Here is a heightmap with a the visibility from a particular vantagepoint (green cube) ("viewshed" as in "watershed"?) painted over it:
Here is the O(n) sweep that I came up with; I seems the same as that given in the paper in the answer below How to compute the visible area based on a heightmap? Franklin and Ray's method, only in this case I am walking from eye outwards instead of walking the perimeter doing a bresenhams towards the centre; to my mind, my approach would have much better caching behaviour - i.e. be faster - and use less memory since it doesn't have to track the vector for each tile, only remember a scanline's worth:
typedef std::vector<float> visbuf_t;
inline void map::_visibility_scan(const visbuf_t& in,visbuf_t& out,const vec_t& eye,int start_x,int stop_x,int y,int prev_y) {
const int xdir = (start_x < stop_x)? 1: -1;
for(int x=start_x; x!=stop_x; x+=xdir) {
const int x_diff = abs(eye.x-x), y_diff = abs(eye.z-y);
const bool horiz = (x_diff >= y_diff);
const int x_step = horiz? 1: x_diff/y_diff;
const int in_x = x-x_step*xdir; // where in the in buffer would we get the inner value?

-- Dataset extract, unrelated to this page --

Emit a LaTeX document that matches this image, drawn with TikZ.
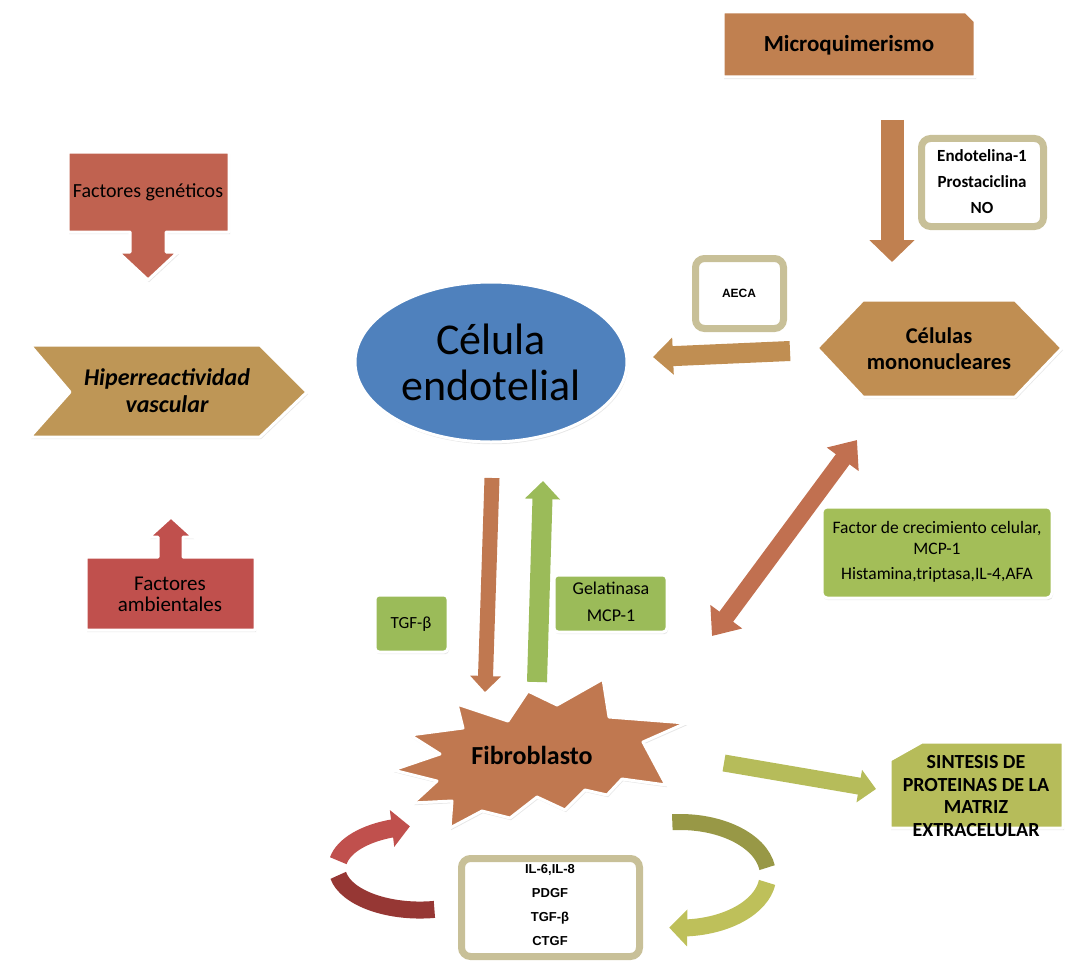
\documentclass[tikz,border=0pt]{standalone}
\usepackage{fontspec}
\setmainfont{Carlito}
\newfontfamily\arialf{Liberation Sans}
\usetikzlibrary{arrows.meta,shapes.geometric,shadows,bending}

\definecolor{brownA}{RGB}{192,128,80}
\definecolor{goldA}{RGB}{192,142,82}
\definecolor{tanA}{RGB}{190,150,86}
\definecolor{redG}{RGB}{192,98,80}
\definecolor{redA}{RGB}{192,80,77}
\definecolor{redD}{RGB}{150,55,52}
\definecolor{salmon}{RGB}{193,112,80}
\definecolor{fibro}{RGB}{192,120,80}
\definecolor{greenA}{RGB}{155,187,89}
\definecolor{greenB}{RGB}{163,190,88}
\definecolor{oliveL}{RGB}{182,188,90}
\definecolor{oliveD}{RGB}{152,152,70}
\definecolor{oliveM}{RGB}{190,192,90}
\definecolor{frameC}{RGB}{200,192,152}
\definecolor{blueA}{RGB}{79,129,189}

\begin{document}
\begin{tikzpicture}[x=1pt,y=-1pt,
  sh/.style={drop shadow={shadow xshift=1pt,shadow yshift=-2.2pt,opacity=0.2,fill=black!50}},
  halo/.style={draw=white,line width=3pt,line join=round},
  shapebox/.style={sh,halo,fill=#1},
  framebox/.style={draw=frameC,line width=7pt,rounded corners=9pt,fill=white,sh},
  lbl/.style={align=center,text=black,inner sep=0pt},
]
\path[use as bounding box] (0,0) rectangle (1065,963);

% ---------- shapes ----------
% Microquimerismo
\path[shapebox=brownA] (723,12) -- (966,12) -- (975,21) -- (975,77) -- (723,77) -- cycle;
\node[lbl,font=\fontsize{23}{26}\selectfont\bfseries] (mq) at (849,45) {Microquimerismo};

% Endotelina box
\draw[framebox] (921.5,138.5) rectangle (1043.5,226.5);
\node[lbl,font=\fontsize{17}{26}\selectfont\bfseries] (endo) at (982,182) {Endotelina-1\\Prostaciclina\\NO};

% Celulas mononucleares
\path[shapebox=goldA] (817,348) -- (863,300) -- (1015,300) -- (1062,348) -- (1015,397) -- (863,397) -- cycle;
\node[lbl,font=\fontsize{22.5}{26}\selectfont\bfseries] (mono) at (939,349) {Células\\mononucleares};

% AECA
\draw[framebox] (695.5,258.5) rectangle (783.5,328.5);
\node[lbl,font=\arialf\bfseries\fontsize{12}{14}\selectfont] (aeca) at (739,293) {AECA};

% Celula endotelial
\node[ellipse,minimum width=272pt,minimum height=160pt,fill=blueA,halo,sh,inner sep=0pt,
      align=center,font=\fontsize{44}{46}\selectfont] (cel) at (491,362) {Célula\\endotelial};

% Factor box
\path[shapebox=greenB,rounded corners=5pt] (822,507) rectangle (1052,598);
\node[lbl,font=\fontsize{17.5}{20.5}\selectfont] (fac) at (937,552) {Factor de crecimiento celular,\\MCP-1\\[5pt]Histamina,triptasa,IL-4,AFA};

% Factores geneticos
\path[shapebox=redG] (68,152) -- (229,152) -- (229,232) -- (166,232) -- (166,252) -- (178,252) -- (148,280) -- (118,252) -- (130,252) -- (130,232) -- (68,232) -- cycle;
\node[lbl,font=\fontsize{20}{22}\selectfont] (fg) at (148,192) {Factores genéticos};

% Hiperreactividad vascular
\path[shapebox=tanA] (30,345) -- (260,345) -- (307,392) -- (260,437) -- (30,437) -- (70,392) -- cycle;
\node[lbl,font=\fontsize{24}{27}\selectfont\bfseries\itshape] (hv) at (167,391) {Hiperreactividad\\vascular};

% Factores ambientales
\path[shapebox=redA] (86,630) -- (255,630) -- (255,557) -- (183,557) -- (183,537) -- (193,537) -- (171,517) -- (149,537) -- (158,537) -- (158,557) -- (86,557) -- cycle;
\node[lbl,font=\fontsize{21}{21}\selectfont] (fa) at (170,594) {Factores\\ambientales};

% TGF box
\path[shapebox=greenA,rounded corners=4pt] (375,595) rectangle (448,652);
\node[lbl,font=\fontsize{17}{20}\selectfont] (tgf) at (411,624) {TGF-β};

% Gelatinasa box
\path[shapebox=greenA,rounded corners=4pt] (554,575) rectangle (667,632);
\node[lbl,font=\fontsize{18}{27}\selectfont] (gel) at (611,602) {Gelatinasa\\MCP-1};

% Fibroblasto
\path[shapebox=fibro] (457,704) -- (508,721) -- (528,691) -- (557,705) -- (603,679) -- (609,717)
  -- (686,723) -- (643,742) -- (666,785) -- (622,779) -- (607,795) -- (585,790) -- (565,810)
  -- (537,797) -- (510,818) -- (482,811) -- (450,828) -- (452,801) -- (413,803) -- (437,781)
  -- (393,770) -- (440,754) -- (410,735) -- (463,728) -- cycle;
\node[lbl,font=\fontsize{26}{28}\selectfont\bfseries] (fib) at (532,755) {Fibroblasto};

% IL box
\draw[framebox] (461.5,858.5) rectangle (639.5,956.5);
\node[lbl,font=\arialf\bfseries\fontsize{13}{24}\selectfont] (il) at (550,905) {IL-6,IL-8\\PDGF\\TGF-β\\CTGF};

% SINTESIS
\path[shapebox=oliveL] (890,760) -- (922,742) -- (1063,742) -- (1063,828) -- (890,828) -- cycle;
\node[lbl,font=\fontsize{20}{22.5}\selectfont\bfseries] (sint) at (976,796) {SINTESIS DE\\PROTEINAS DE LA\\MATRIZ\\EXTRACELULAR};

% ---------- connectors ----------
\coordinate (a1s) at (892,120); \coordinate (a1e) at (892,262);
\draw[line width=23pt,brownA,-{Triangle[width=44pt,length=22pt]}] (a1s) -- (a1e);

\coordinate (a2s) at (790,351); \coordinate (a2e) at (653,357);
\draw[line width=20pt,goldA,-{Triangle[width=36pt,length=20pt]}] (a2s) -- (a2e);

\coordinate (a3s) at (857,440); \coordinate (a3e) at (712,636);
\draw[line width=17pt,salmon,{Triangle[width=38pt,length=24pt]}-{Triangle[width=38pt,length=24pt]}] (a3s) -- (a3e);

\coordinate (a4s) at (492,478); \coordinate (a4e) at (485,692);
\draw[line width=15pt,fibro,-{Triangle[width=30pt,length=16pt]}] (a4s) -- (a4e);

\coordinate (a5s) at (537,682); \coordinate (a5e) at (543,481);
\draw[line width=20pt,greenA,-{Triangle[width=34pt,length=18pt]}] (a5s) -- (a5e);

\coordinate (a6s) at (724,763); \coordinate (a6e) at (876,789);
\draw[line width=17pt,oliveL,-{Triangle[width=32pt,length=17pt]}] (a6s) -- (a6e);

% red circular arrow
\coordinate (r1) at (434.4,909.4);
\coordinate (r2) at (338.3,860.7);
\draw[line width=17pt,redD] (r1) arc[start angle=80,end angle=170,x radius=83,y radius=42];
\draw[line width=18pt,redA,-{Triangle[width=36pt,length=18pt]}] (r2) arc[start angle=190,end angle=263,x radius=83,y radius=42];

% olive circular arrow
\coordinate (o1) at (672.3,822.2);
\coordinate (o2) at (767.1,882.4);
\draw[line width=16pt,oliveD] (o1) arc[start angle=-95,end angle=-8,x radius=88,y radius=53];
\draw[line width=17pt,oliveM,-{Triangle[width=36pt,length=18pt]}] (o2) arc[start angle=8,end angle=97,x radius=88,y radius=53];
\end{tikzpicture}
\end{document}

const float outer_d = vec2_t(x,y).distance(vec2_t(eye.x,eye.z));
const float inner_d = vec2_t(in_x,horiz? y: prev_y).distance(vec2_t(eye.x,eye.z));
const float inner = (horiz? out: in).at(in_x)*(outer_d/inner_d); // get the inner value, scaling by distance
const float outer = height_at(x,y)-eye.y; // height we are at right now in the map, eye-relative
if(inner <= outer) {
out.at(x) = outer;
vis.at(y*width+x) = VISIBLE;
} else {
out.at(x) = inner;
vis.at(y*width+x) = NOT_VISIBLE;
}
}
}
void map::visibility_add(const vec_t& eye) {
const float BASE = -10000; // represents a downward vector that would always be visible
visbuf_t scan_0, scan_out, scan_in;
scan_0.resize(width);
vis[eye.z*width+eye.x-1] = vis[eye.z*width+eye.x] = vis[eye.z*width+eye.x+1] = VISIBLE;
scan_0.at(eye.x) = BASE;
scan_0.at(eye.x-1) = BASE;
scan_0.at(eye.x+1) = BASE;
_visibility_scan(scan_0,scan_0,eye,eye.x+2,width,eye.z,eye.z);
_visibility_scan(scan_0,scan_0,eye,eye.x-2,-1,eye.z,eye.z);
scan_out = scan_0;
for(int y=eye.z+1; y<height; y++) {
scan_in = scan_out;
_visibility_scan(scan_in,scan_out,eye,eye.x,-1,y,y-1);
_visibility_scan(scan_in,scan_out,eye,eye.x,width,y,y-1);
}
scan_out = scan_0;
for(int y=eye.z-1; y>=0; y--) {
scan_in = scan_out;
_visibility_scan(scan_in,scan_out,eye,eye.x,-1,y,y+1);
_visibility_scan(scan_in,scan_out,eye,eye.x,width,y,y+1);
}
}
Is it a valid approach?
it is using centre-points rather than looking at the slope between the 'inner' pixel and its neighbour on the side that the LoS passes
could the trig in to scale the vectors and such be replaced by factor multiplication?
it could use an array of bytes since the heights are themselves bytes
its not a radial sweep, its doing a whole scanline at a time but away from the point; it only uses only a couple of scanlines-worth of additional memory which is neat
if it works, you could imagine that you could distribute it nicely using a radial sweep of blocks; you have to compute the centre-most tile first, but then you can distribute all immediately adjacent tiles from that (they just need to be given the edge-most intermediate values) and then in turn more and more parallelism.
So how to most efficiently calculate this viewshed?
What you want is called a sweep algorithm. Basically you cast rays (Bresenham's) to each of the perimeter cells, but keep track of the horizon as you go and mark any cells you pass on the way as being visible or invisible (and update the ray's horizon if visible). This gets you down from the O(n^3) of the naive approach (testing each cell of an nxn DEM individually) to O(n^2).
More detailed description of the algorithm in section 5.1 of this paper (which you might also find interesting for other reasons if you aspire to work with really enormous heightmaps).